What you will do:
List every line below containing "draw".

Exercise materials:
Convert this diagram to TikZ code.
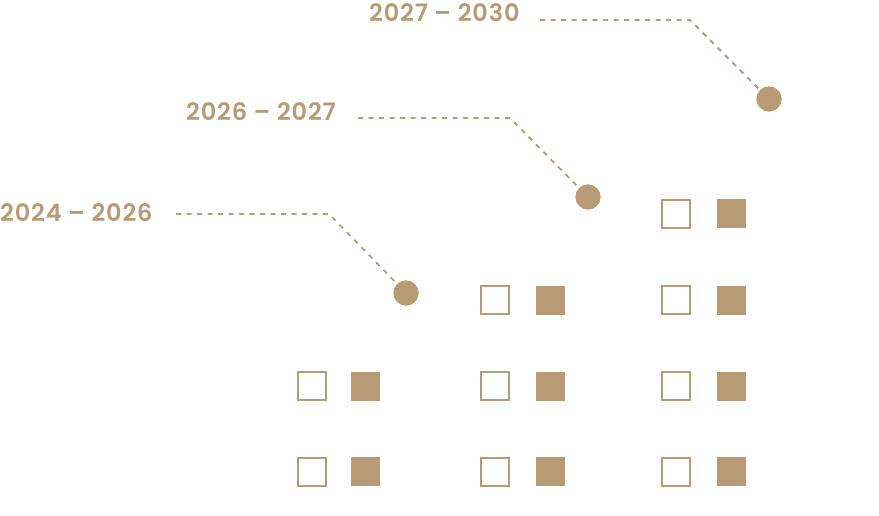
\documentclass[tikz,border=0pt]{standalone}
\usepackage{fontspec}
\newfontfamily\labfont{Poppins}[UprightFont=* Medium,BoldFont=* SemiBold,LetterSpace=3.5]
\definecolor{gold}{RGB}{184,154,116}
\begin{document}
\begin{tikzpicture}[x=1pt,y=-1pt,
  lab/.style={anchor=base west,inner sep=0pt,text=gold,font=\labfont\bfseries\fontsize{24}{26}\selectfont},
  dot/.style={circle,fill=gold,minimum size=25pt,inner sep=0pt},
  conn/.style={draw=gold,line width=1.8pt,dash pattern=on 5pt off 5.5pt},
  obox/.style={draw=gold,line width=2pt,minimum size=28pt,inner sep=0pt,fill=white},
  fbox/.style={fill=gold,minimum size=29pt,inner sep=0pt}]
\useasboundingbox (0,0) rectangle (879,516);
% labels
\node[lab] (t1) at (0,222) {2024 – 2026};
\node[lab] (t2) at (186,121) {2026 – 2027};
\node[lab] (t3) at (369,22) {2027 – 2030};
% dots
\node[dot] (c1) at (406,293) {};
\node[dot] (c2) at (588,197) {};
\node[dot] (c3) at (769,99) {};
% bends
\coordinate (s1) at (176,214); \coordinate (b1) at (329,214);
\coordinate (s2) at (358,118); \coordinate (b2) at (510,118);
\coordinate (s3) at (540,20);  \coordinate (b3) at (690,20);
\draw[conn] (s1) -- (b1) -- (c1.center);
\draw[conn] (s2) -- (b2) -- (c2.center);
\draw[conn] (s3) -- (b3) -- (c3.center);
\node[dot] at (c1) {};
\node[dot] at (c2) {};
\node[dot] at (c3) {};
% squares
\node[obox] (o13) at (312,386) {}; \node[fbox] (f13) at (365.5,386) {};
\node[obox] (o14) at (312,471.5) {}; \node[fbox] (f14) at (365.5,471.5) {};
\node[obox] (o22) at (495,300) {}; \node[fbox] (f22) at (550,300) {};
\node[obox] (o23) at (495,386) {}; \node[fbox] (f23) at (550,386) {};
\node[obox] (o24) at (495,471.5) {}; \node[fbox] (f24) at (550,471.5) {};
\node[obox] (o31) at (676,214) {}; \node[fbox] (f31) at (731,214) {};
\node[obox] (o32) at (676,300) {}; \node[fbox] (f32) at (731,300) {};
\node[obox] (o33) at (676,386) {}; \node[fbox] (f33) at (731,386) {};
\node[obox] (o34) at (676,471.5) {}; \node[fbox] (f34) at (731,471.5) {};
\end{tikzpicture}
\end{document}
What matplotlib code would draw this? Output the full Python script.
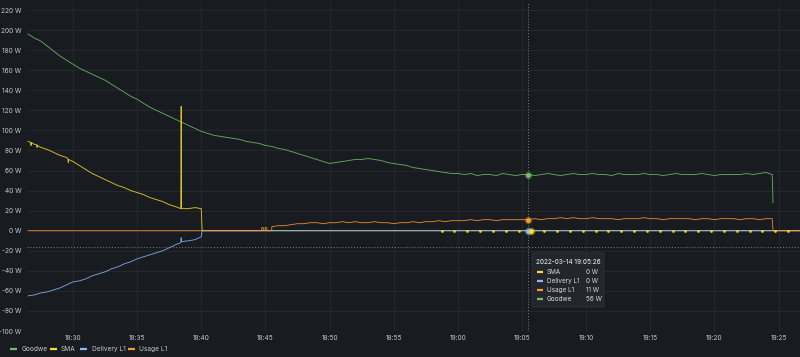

Finished answer:
  conn/.style={draw=gold,line width=1.8pt,dash pattern=on 5pt off 5.5pt},
  obox/.style={draw=gold,line width=2pt,minimum size=28pt,inner sep=0pt,fill=white},
\draw[conn] (s1) -- (b1) -- (c1.center);
\draw[conn] (s2) -- (b2) -- (c2.center);
\draw[conn] (s3) -- (b3) -- (c3.center);
What matplotlib code would draw this? Output the full Python script.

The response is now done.